In this section we formulate the problem and propose a solution for the task of allocating virtual ARs to array accesses which are part of the body of loop statements. The goal here is to take advantage of the auto-increment (decrement) properties of the AGU such as to perform efficient access to array elements.

Assume a code generation approach in which indexed array elements within loops are not decomposed into its atomic operations. Assume a single loop construct where induction variable i is linearly updated by the integer quantity s (loop step),  $s \neq 0$ , and for which the loop boundaries are statically defined integer quantities. Consider, for example, the loop of Fig. 3 where s=1 and the loop trip-count is N. The majority of DSP programs use well-defined loop constructs like the one just described.

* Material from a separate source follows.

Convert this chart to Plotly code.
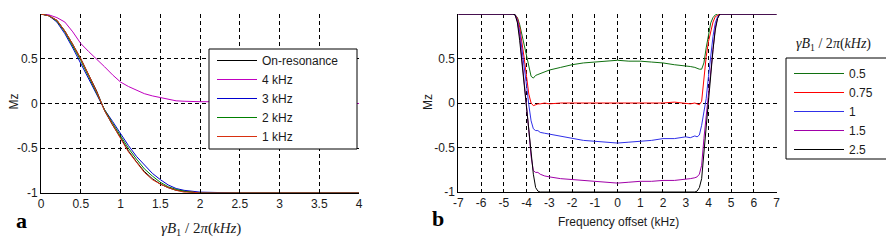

**Definition 1** Let access(m) = n be the function which maps an instance of array element m into n, where n = 1, 2, ... is the order of the array element in the code sequence resulting after the instructions are scheduled. We say that n is an access of array element m.

**Definition 2** Let  $n_1$  and  $n_2$  be array accesses. Access  $n_1$   $(n_2)$  is said smaller (larger) than  $n_2$   $(n_1)$ , denoted by  $n_1 < n_2$   $(n_1 > n_2)$ , if and only if  $n_1$   $(n_2)$  precedes  $n_2$   $(n_1)$  in schedule order.

**Example 2** In the loop of Fig. 3(b) each time an array element is used we associate a number in parenthesis corresponding to the order the element is accessed in the program. This number is the access of that array element. For example access(a[i+1]) = 2.

Consider that the array indexes within the loop are affine functions of the type k \* i + p, where k and p are integer quantities. Assume in the following analysis that k = 1. This assumption is not a serious restriction, since the indexes of the majority of array accesses in DSP programs are affine functions of this type. When mutidimensional array elements are present, array accesses can be usually reduced to this simple case with the help of induction variable elimination algorithms [3]. Observe that the goal here is to allocate the minimum number of ARs such as to address all the array accesses within the loop. In this case it is desirable to maximize the number of accesses that can share a single AR. In order to identify the possibility of sharing between two access we define the concept of indexing distance.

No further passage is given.